▶ Short task
Count lines, not occurrences: report how many lines in the records hold the string "code", and nothing else.
━━ Records supplied ━━
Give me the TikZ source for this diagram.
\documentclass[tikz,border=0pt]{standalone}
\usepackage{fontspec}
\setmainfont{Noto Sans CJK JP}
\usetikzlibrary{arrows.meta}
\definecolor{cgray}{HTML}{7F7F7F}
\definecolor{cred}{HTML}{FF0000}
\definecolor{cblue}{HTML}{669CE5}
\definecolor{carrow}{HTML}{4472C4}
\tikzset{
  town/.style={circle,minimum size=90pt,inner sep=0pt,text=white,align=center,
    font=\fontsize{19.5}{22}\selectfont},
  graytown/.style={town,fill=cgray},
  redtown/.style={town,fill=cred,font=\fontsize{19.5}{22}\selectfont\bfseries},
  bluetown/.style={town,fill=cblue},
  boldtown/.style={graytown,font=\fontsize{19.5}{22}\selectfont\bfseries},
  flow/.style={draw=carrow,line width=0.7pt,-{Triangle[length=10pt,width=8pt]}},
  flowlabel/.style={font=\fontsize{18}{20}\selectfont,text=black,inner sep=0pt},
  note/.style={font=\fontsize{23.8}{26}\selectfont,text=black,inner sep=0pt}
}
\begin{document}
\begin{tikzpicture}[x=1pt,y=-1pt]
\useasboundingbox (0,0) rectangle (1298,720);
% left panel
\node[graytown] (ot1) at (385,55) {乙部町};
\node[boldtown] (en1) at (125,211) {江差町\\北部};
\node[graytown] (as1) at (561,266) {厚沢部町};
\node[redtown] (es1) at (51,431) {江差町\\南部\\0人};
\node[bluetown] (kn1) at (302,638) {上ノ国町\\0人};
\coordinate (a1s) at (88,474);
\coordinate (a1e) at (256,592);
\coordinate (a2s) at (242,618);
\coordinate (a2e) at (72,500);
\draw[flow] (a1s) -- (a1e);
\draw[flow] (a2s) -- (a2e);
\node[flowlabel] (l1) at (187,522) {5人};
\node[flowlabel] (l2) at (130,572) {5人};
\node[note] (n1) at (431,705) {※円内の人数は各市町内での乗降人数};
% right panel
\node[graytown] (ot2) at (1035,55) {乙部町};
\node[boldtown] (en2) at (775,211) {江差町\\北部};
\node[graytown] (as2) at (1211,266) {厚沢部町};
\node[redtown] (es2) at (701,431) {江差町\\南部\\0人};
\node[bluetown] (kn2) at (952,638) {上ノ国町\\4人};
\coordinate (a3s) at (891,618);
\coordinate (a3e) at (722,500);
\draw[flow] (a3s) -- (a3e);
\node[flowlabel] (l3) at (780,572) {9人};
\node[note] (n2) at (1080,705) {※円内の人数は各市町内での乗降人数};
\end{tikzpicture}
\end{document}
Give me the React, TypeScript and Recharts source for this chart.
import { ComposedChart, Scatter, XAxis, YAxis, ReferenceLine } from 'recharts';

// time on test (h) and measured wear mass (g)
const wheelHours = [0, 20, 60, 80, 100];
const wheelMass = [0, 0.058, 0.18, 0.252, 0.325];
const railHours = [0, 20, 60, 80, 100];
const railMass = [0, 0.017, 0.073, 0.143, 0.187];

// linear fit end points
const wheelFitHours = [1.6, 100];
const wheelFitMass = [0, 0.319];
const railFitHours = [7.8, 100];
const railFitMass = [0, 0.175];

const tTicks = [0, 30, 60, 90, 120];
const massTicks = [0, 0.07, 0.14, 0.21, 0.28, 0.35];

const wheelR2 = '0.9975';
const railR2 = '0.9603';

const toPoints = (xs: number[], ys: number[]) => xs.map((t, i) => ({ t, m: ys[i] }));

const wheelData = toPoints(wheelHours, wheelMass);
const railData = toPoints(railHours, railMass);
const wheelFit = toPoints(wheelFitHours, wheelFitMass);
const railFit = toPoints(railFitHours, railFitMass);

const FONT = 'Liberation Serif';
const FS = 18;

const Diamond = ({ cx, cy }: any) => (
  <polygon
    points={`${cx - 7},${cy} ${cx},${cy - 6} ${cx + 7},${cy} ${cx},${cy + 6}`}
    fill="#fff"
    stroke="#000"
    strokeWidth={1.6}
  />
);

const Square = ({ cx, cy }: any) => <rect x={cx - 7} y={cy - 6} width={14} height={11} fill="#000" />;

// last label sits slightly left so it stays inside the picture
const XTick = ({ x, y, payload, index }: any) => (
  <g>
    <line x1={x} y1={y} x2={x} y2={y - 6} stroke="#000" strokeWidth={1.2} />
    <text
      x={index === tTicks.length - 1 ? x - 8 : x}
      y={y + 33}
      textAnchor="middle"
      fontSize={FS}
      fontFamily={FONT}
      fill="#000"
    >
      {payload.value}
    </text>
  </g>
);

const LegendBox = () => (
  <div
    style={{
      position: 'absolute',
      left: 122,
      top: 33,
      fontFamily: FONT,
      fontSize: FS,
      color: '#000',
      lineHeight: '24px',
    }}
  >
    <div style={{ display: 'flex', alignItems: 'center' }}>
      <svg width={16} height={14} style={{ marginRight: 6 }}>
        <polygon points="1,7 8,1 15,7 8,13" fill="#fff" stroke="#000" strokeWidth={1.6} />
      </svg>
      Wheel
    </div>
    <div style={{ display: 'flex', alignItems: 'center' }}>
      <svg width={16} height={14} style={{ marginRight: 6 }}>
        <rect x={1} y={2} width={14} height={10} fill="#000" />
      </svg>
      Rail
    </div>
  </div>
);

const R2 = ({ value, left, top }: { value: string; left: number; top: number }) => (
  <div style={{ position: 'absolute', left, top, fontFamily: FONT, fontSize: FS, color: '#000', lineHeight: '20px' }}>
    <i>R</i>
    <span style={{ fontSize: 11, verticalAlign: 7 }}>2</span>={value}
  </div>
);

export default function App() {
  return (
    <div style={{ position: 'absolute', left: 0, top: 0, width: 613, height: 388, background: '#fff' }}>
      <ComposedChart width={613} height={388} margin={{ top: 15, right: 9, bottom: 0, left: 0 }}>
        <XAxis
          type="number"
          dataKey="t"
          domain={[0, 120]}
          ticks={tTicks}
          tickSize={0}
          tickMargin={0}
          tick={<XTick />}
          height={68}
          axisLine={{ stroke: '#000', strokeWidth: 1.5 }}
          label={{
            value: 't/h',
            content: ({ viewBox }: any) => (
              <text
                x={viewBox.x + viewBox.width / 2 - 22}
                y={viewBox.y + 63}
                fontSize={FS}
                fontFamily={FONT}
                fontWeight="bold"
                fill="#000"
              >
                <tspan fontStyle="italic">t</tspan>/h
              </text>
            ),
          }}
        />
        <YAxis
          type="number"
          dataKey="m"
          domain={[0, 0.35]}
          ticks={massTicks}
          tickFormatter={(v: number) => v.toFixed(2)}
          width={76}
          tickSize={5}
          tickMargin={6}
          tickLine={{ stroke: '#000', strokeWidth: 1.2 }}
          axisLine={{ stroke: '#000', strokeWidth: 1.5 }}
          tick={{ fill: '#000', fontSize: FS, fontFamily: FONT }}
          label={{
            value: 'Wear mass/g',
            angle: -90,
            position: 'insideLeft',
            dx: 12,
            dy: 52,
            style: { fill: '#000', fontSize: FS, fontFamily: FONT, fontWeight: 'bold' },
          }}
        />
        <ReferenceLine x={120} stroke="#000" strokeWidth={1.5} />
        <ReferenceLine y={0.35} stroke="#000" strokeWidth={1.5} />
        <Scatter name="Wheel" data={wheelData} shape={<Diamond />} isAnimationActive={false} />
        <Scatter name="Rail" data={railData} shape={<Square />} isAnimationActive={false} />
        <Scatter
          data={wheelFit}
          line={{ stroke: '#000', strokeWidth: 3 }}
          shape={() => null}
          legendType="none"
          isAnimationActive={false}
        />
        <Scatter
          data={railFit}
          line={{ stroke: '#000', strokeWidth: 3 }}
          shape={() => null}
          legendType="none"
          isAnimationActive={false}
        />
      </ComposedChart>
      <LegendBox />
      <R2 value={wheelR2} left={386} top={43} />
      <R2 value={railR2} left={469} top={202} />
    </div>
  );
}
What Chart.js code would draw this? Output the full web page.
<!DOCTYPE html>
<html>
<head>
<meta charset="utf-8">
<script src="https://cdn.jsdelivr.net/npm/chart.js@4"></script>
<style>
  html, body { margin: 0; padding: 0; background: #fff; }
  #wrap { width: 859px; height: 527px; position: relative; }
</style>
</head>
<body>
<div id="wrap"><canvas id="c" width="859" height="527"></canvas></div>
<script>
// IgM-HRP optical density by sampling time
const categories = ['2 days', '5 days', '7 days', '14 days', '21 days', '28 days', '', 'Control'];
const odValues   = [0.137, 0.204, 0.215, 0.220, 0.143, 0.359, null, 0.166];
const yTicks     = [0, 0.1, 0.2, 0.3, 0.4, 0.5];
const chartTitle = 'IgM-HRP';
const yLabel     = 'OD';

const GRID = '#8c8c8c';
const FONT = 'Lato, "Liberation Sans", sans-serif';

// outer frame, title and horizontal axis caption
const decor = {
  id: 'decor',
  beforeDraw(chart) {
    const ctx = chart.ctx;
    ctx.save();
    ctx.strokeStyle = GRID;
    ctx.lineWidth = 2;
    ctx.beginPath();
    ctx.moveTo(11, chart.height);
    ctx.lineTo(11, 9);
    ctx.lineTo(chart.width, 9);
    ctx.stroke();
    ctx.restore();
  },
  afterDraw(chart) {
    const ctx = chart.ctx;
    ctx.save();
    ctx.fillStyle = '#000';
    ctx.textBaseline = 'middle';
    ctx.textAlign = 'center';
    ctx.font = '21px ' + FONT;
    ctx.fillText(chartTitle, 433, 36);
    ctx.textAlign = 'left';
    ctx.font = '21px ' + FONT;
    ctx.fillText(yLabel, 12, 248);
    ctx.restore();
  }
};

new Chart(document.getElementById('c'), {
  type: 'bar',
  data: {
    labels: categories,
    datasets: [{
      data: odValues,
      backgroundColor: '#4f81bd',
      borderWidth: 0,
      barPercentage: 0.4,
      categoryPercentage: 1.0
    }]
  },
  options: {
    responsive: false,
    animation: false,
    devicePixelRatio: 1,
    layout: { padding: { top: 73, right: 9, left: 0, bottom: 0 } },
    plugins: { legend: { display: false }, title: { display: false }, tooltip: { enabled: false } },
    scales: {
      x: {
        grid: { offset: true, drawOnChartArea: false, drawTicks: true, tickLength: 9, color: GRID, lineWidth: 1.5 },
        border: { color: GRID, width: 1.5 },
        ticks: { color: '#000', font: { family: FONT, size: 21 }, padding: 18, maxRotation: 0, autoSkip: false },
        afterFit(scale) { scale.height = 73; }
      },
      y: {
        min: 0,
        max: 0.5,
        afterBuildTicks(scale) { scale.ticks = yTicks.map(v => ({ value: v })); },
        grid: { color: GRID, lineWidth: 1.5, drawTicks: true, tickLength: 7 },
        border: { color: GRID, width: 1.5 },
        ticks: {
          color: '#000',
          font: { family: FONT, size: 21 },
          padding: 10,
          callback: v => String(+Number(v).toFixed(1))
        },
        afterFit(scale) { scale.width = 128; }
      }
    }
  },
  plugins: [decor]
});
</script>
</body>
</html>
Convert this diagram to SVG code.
━━━
▶ Solution to this exercise
2